Rows from a dataset of charts and code
##############################

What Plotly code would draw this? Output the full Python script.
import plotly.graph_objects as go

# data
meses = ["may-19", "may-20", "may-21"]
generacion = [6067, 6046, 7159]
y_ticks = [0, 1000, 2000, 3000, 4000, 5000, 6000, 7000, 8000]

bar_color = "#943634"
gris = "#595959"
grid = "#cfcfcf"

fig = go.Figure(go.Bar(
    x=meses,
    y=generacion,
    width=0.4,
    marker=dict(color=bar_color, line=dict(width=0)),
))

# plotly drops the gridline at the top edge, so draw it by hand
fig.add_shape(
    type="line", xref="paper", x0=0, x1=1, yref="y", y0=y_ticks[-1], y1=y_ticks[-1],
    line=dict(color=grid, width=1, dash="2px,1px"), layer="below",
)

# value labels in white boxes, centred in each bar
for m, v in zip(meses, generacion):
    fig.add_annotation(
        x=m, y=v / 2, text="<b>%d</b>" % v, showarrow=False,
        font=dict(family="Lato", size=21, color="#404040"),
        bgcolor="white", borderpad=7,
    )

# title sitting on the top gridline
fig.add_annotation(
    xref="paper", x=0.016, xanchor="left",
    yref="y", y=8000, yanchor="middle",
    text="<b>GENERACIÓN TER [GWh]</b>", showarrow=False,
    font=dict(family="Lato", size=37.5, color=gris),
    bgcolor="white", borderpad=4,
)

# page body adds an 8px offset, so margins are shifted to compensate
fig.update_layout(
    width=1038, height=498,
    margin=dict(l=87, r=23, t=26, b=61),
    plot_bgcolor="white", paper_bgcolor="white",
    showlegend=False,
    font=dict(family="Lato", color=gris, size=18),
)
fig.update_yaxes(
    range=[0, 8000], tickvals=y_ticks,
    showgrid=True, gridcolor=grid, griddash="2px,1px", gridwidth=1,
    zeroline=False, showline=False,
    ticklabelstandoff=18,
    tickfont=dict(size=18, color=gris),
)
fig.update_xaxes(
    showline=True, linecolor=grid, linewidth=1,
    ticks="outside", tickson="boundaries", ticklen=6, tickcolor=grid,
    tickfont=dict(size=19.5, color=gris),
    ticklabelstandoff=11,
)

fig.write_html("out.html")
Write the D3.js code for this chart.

##############################

WRITTEN TASK: Output the full listing without altering anything.

THE RESPONSE:
What Plotly code would draw this? Output the full Python script.
import plotly.graph_objects as go

# data
meses = ["may-19", "may-20", "may-21"]
generacion = [6067, 6046, 7159]
y_ticks = [0, 1000, 2000, 3000, 4000, 5000, 6000, 7000, 8000]

bar_color = "#943634"
gris = "#595959"
grid = "#cfcfcf"

fig = go.Figure(go.Bar(
    x=meses,
    y=generacion,
    width=0.4,
    marker=dict(color=bar_color, line=dict(width=0)),
))

# plotly drops the gridline at the top edge, so draw it by hand
fig.add_shape(
    type="line", xref="paper", x0=0, x1=1, yref="y", y0=y_ticks[-1], y1=y_ticks[-1],
    line=dict(color=grid, width=1, dash="2px,1px"), layer="below",
)

# value labels in white boxes, centred in each bar
for m, v in zip(meses, generacion):
    fig.add_annotation(
        x=m, y=v / 2, text="<b>%d</b>" % v, showarrow=False,
        font=dict(family="Lato", size=21, color="#404040"),
        bgcolor="white", borderpad=7,
    )

# title sitting on the top gridline
fig.add_annotation(
    xref="paper", x=0.016, xanchor="left",
    yref="y", y=8000, yanchor="middle",
    text="<b>GENERACIÓN TER [GWh]</b>", showarrow=False,
    font=dict(family="Lato", size=37.5, color=gris),
    bgcolor="white", borderpad=4,
)

# page body adds an 8px offset, so margins are shifted to compensate
fig.update_layout(
    width=1038, height=498,
    margin=dict(l=87, r=23, t=26, b=61),
    plot_bgcolor="white", paper_bgcolor="white",
    showlegend=False,
    font=dict(family="Lato", color=gris, size=18),
)
fig.update_yaxes(
    range=[0, 8000], tickvals=y_ticks,
    showgrid=True, gridcolor=grid, griddash="2px,1px", gridwidth=1,
    zeroline=False, showline=False,
    ticklabelstandoff=18,
    tickfont=dict(size=18, color=gris),
)
fig.update_xaxes(
    showline=True, linecolor=grid, linewidth=1,
    ticks="outside", tickson="boundaries", ticklen=6, tickcolor=grid,
    tickfont=dict(size=19.5, color=gris),
    ticklabelstandoff=11,
)

fig.write_html("out.html")
Write the D3.js code for this chart.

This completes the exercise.